Stefano Stabellini writes ("Re: [Xen-devel] [PATCH RFC v2 06/13] libxl: permit 
declaration after statement"):
> On Mon, 28 Nov 2011, Ian Jackson wrote:
> > I don't understand what the harm is in allowing declarations, with
> > initialisation, freely mixed with code.
> It makes the code harder to read;

Naturally I disagree, but this is a matter of subjective taste as far
as I can tell, unless you have something specific to point to.

> it makes it more difficult to rearrange local variables in the future;

I'm not sure what you mean by "rearrange local variables".  The style
where variables are declared only at the top of the file tends to
result in long lists of local variables in declaration statements at
the top of functions.  Those long lists make editing the function
somewhat more complex.

Declaring variables in the same statement as they are initialised
naturally makes "rearranging" them trivial.

> it makes it more difficult to see how much stack your function is using;

This is not relevant in libxl unless the objects are truly huge (in
which case they shouldn't be on the stack at all).
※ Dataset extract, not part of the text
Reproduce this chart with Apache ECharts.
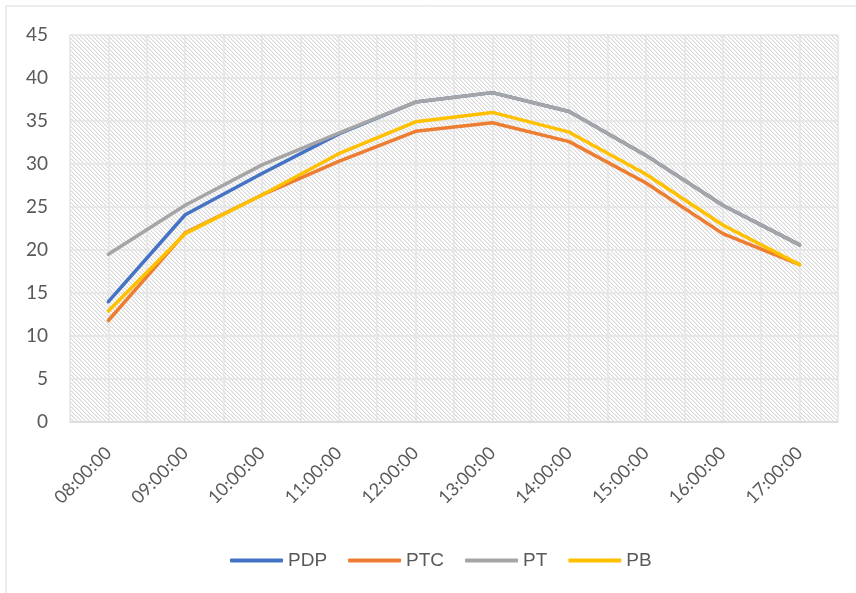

> it makes it more difficult to realize if you can reduce the amount of
> local variables you are using.

There is no benefit in trying to "reduce the amount of local
variables" in userland C code compiled with a reasonable optimising
compiler.  The compiler will be able to do the same liveness analysis
either way.

> And it violates the current coding style.

This is not an argument against changing the coding style.

> I think that declaring variables at the beginning of the function is a
> good programming practice in any language.

I think that initialising variables at the time they are declared,
where reasonable, is good programming practice in any language.

> The three most important C codebases in the Xen project are: Linux,
> Qemu and Xen. None of these allow mixing declarations and code, for a
> good reason. I don't think libxl should have a different code style in
> this regard, it would just be confusing.

I don't see this as a particularly relevant consideration.  There are
lots of other ways our coding style differs from (say) Linux.  Any
competent C programmer will be familiar with both styles.